From this perspective, incumbents in Washington, D.C., no matter how conservative are suspect, because they’ve had to sell their souls, and the only vote that counts is a no vote against everything and anything proposed by Obama and the Democrats. This year’s Harris Poll of favorite TV personalities puts Glenn Beck second, and Oprah Winfrey first. He’s a favorite personality. And this personality, and those of his audience, can only be sustained if government is radically reduced, and soon.

That stance works well when the right wing mission is to block Obama and the all-politicians-are-corrupt analysis solves a knotty problem: how to explain the economy collapsing under Bush. Simple: he sold out with his big government bailouts. Glenn Beck’s roots in rock help him embody both the bad boy and the redeemed (he’s a recovering alcoholic and Mormon convert, both part of his public story) inside a familiar mainstream secular narrative that’s always had a spiritual subtext, without transmitting the cultural isolation of a Jerry Falwell.

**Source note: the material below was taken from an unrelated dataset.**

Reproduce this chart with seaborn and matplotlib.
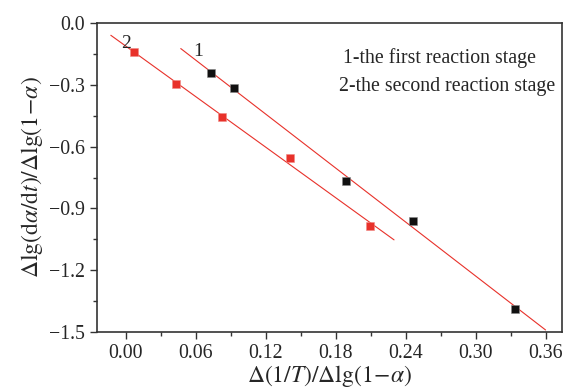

But politicians catering to this attractive passage don’t have a lot of wiggle room to pass, let’s say, a few small financial adjustments to avoid another meltdown of global capitalism. Will that create a conflict at Fox News? It isn’t clear what Glenn Beck thinks about insiders like Newt Gingrich or Karl Rove or really any conservative politicians elected to a position of power inside a state with a larger and more complex population than Alaska’s. And because he idolizes (as in makes an idol of) the free market as an abstraction and doesn’t see it as a mode of economic interaction improved by rules and regulations, government intervention no matter what is a mistake, perhaps a sin, and quite probably the first calculated stage of a Marxist zombie plot. Businessmen good. Politicans bad.

As a performer, Glenn Beck has opened up a new space combining Oprah Winfrey and Rush Limbaugh, a space that so far, no one else on the left or right or middle has been able to locate, let alone inhabit. Whether Sarah Palin can open up a parallel space inside of politics and stay there remains an open question. Rock on!